**What is expected**:
Skip the pictures. Reproduce all other material exactly.

**Data extract**:
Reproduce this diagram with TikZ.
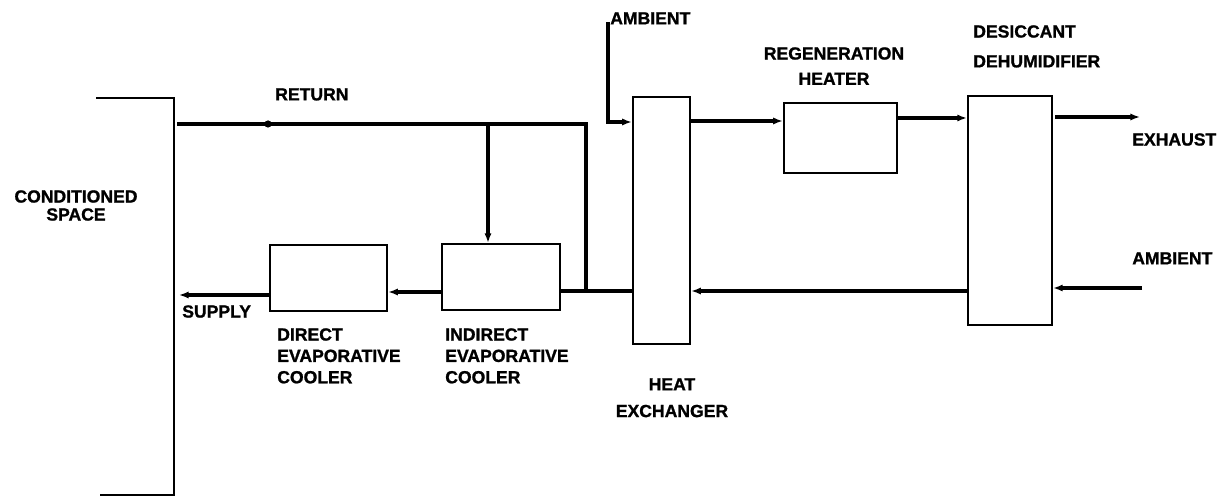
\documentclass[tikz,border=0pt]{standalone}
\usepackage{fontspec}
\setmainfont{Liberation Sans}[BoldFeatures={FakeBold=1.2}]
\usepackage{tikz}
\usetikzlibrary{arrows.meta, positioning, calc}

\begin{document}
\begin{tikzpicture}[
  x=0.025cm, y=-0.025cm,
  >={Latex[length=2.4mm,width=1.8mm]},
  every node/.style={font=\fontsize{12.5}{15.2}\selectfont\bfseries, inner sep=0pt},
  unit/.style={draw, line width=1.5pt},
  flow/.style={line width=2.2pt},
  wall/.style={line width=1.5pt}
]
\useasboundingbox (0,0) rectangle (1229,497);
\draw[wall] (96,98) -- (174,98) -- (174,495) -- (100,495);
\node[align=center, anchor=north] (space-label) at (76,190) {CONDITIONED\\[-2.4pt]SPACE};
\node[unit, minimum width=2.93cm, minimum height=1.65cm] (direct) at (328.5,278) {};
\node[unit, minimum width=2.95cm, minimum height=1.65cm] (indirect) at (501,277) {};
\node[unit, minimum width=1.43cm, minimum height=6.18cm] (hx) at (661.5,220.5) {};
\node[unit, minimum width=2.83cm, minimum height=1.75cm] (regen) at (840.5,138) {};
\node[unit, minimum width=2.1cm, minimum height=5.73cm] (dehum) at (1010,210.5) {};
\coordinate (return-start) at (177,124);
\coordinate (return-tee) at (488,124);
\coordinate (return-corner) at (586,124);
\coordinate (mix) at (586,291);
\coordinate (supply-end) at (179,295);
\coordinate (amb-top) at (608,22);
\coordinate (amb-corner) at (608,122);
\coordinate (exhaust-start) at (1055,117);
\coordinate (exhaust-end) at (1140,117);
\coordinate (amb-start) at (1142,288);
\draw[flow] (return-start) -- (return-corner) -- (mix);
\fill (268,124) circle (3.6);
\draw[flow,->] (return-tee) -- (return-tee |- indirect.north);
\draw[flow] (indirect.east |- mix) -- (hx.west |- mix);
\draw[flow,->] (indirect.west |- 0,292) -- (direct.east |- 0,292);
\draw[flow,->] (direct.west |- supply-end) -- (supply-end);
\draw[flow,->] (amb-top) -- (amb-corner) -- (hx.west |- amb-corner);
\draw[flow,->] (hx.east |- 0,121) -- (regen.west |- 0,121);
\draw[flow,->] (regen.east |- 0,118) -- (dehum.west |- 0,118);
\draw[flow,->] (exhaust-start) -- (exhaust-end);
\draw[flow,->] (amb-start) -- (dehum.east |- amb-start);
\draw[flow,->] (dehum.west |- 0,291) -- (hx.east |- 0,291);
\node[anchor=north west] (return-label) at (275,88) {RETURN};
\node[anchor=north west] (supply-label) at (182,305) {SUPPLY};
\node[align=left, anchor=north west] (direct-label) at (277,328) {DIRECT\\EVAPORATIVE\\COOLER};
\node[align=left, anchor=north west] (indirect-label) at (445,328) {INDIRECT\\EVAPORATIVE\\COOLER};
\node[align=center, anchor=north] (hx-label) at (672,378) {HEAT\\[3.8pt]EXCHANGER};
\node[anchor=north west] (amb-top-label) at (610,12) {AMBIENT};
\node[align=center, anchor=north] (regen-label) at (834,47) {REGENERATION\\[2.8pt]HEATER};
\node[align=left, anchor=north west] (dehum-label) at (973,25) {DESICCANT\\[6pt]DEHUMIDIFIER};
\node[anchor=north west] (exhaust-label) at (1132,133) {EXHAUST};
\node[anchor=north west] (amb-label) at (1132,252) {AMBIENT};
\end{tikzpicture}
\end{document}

**Output below**:
Reproduce this diagram with TikZ.
\documentclass[tikz,border=0pt]{standalone}
\usepackage{fontspec}
\setmainfont{Liberation Sans}[BoldFeatures={FakeBold=1.2}]
\usepackage{tikz}
\usetikzlibrary{arrows.meta, positioning, calc}

\begin{document}
\begin{tikzpicture}[
  x=0.025cm, y=-0.025cm,
  >={Latex[length=2.4mm,width=1.8mm]},
  every node/.style={font=\fontsize{12.5}{15.2}\selectfont\bfseries, inner sep=0pt},
  unit/.style={draw, line width=1.5pt},
  flow/.style={line width=2.2pt},
  wall/.style={line width=1.5pt}
]
\useasboundingbox (0,0) rectangle (1229,497);
\draw[wall] (96,98) -- (174,98) -- (174,495) -- (100,495);
\node[align=center, anchor=north] (space-label) at (76,190) {CONDITIONED\\[-2.4pt]SPACE};
\node[unit, minimum width=2.93cm, minimum height=1.65cm] (direct) at (328.5,278) {};
\node[unit, minimum width=2.95cm, minimum height=1.65cm] (indirect) at (501,277) {};
\node[unit, minimum width=1.43cm, minimum height=6.18cm] (hx) at (661.5,220.5) {};
\node[unit, minimum width=2.83cm, minimum height=1.75cm] (regen) at (840.5,138) {};
\node[unit, minimum width=2.1cm, minimum height=5.73cm] (dehum) at (1010,210.5) {};
\coordinate (return-start) at (177,124);
\coordinate (return-tee) at (488,124);
\coordinate (return-corner) at (586,124);
\coordinate (mix) at (586,291);
\coordinate (supply-end) at (179,295);
\coordinate (amb-top) at (608,22);
\coordinate (amb-corner) at (608,122);
\coordinate (exhaust-start) at (1055,117);
\coordinate (exhaust-end) at (1140,117);
\coordinate (amb-start) at (1142,288);
\draw[flow] (return-start) -- (return-corner) -- (mix);
\fill (268,124) circle (3.6);
\draw[flow,->] (return-tee) -- (return-tee |- indirect.north);
\draw[flow] (indirect.east |- mix) -- (hx.west |- mix);
\draw[flow,->] (indirect.west |- 0,292) -- (direct.east |- 0,292);
\draw[flow,->] (direct.west |- supply-end) -- (supply-end);
\draw[flow,->] (amb-top) -- (amb-corner) -- (hx.west |- amb-corner);
\draw[flow,->] (hx.east |- 0,121) -- (regen.west |- 0,121);
\draw[flow,->] (regen.east |- 0,118) -- (dehum.west |- 0,118);
\draw[flow,->] (exhaust-start) -- (exhaust-end);
\draw[flow,->] (amb-start) -- (dehum.east |- amb-start);
\draw[flow,->] (dehum.west |- 0,291) -- (hx.east |- 0,291);
\node[anchor=north west] (return-label) at (275,88) {RETURN};
\node[anchor=north west] (supply-label) at (182,305) {SUPPLY};
\node[align=left, anchor=north west] (direct-label) at (277,328) {DIRECT\\EVAPORATIVE\\COOLER};
\node[align=left, anchor=north west] (indirect-label) at (445,328) {INDIRECT\\EVAPORATIVE\\COOLER};
\node[align=center, anchor=north] (hx-label) at (672,378) {HEAT\\[3.8pt]EXCHANGER};
\node[anchor=north west] (amb-top-label) at (610,12) {AMBIENT};
\node[align=center, anchor=north] (regen-label) at (834,47) {REGENERATION\\[2.8pt]HEATER};
\node[align=left, anchor=north west] (dehum-label) at (973,25) {DESICCANT\\[6pt]DEHUMIDIFIER};
\node[anchor=north west] (exhaust-label) at (1132,133) {EXHAUST};
\node[anchor=north west] (amb-label) at (1132,252) {AMBIENT};
\end{tikzpicture}
\end{document}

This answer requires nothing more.